Ondas


"The Right" na Austrália. Naturalmente, não sou eu na foto.

De todas as coisas que não sei fazer, nenhuma me dá tanto prazer e medo quanto surfar. Estou aprendendo. Há trinta anos.

Surfe exige enorme coragem física de alguém que, como eu, teme altura e profundidade. Coragem para contemplar o abismo de uma onda grande, e descê-lo; para permanecer sereno no escuro do fundo, enquanto o punho do universo te comprime em um turbilhão raivoso, determinado.

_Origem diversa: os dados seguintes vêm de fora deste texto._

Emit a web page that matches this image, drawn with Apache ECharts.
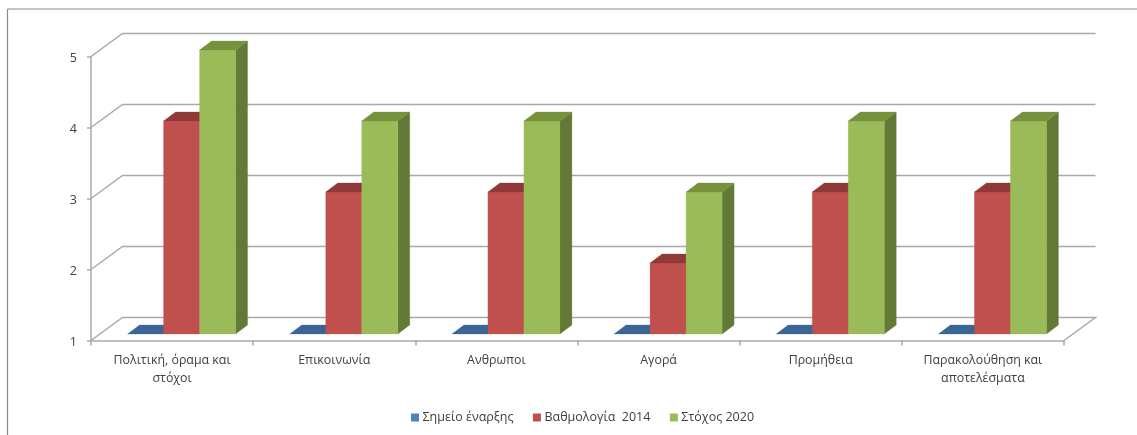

E mais que isso. Quem surfa desenvolve uma inteligência que só tem paralelo na dança, na escalada sem cordas e na música. São ajustes finos no equilíbrio do corpo que governam a prancha; é uma discreta pressão dos pés, uma flexão dos joelhos. Os braços abertos de um anjo. O contato da mente com a tábua que desliza acelerada sobre o líquido, adivinhando vontades e respondendo a comandos.

Surfar é esquiar uma avalanche.É fazer snowboard sobre uma montanha em desconstrução. É confiar em um raciocínio corporal instantâneo, zen, além do alcance do pensamento, primitivo, primal.

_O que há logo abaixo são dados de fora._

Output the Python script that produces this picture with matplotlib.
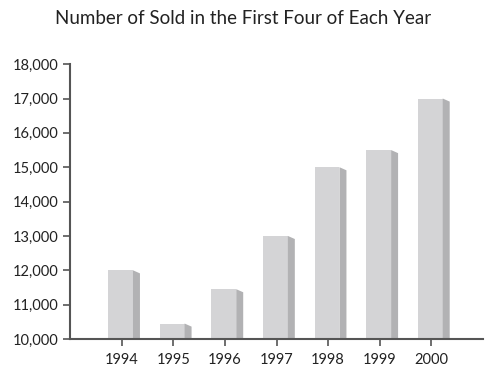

Cada um tem sua onda. A minha foi na Barra da Tijuca, em um manhã da década de 90. Em certo momento olhei sobre o ombro e vi, atrás e ao meu lado, uma paisagem de morros líquidos, cortados em rampas, vales e platôs; massas de água que iam e vinham, se sobrepondo e se contradizendo, criando a sequência de volumes de uma cordilheira momentânea azul-turquesa. Durou alguns segundos. Estou naquela onda até hoje.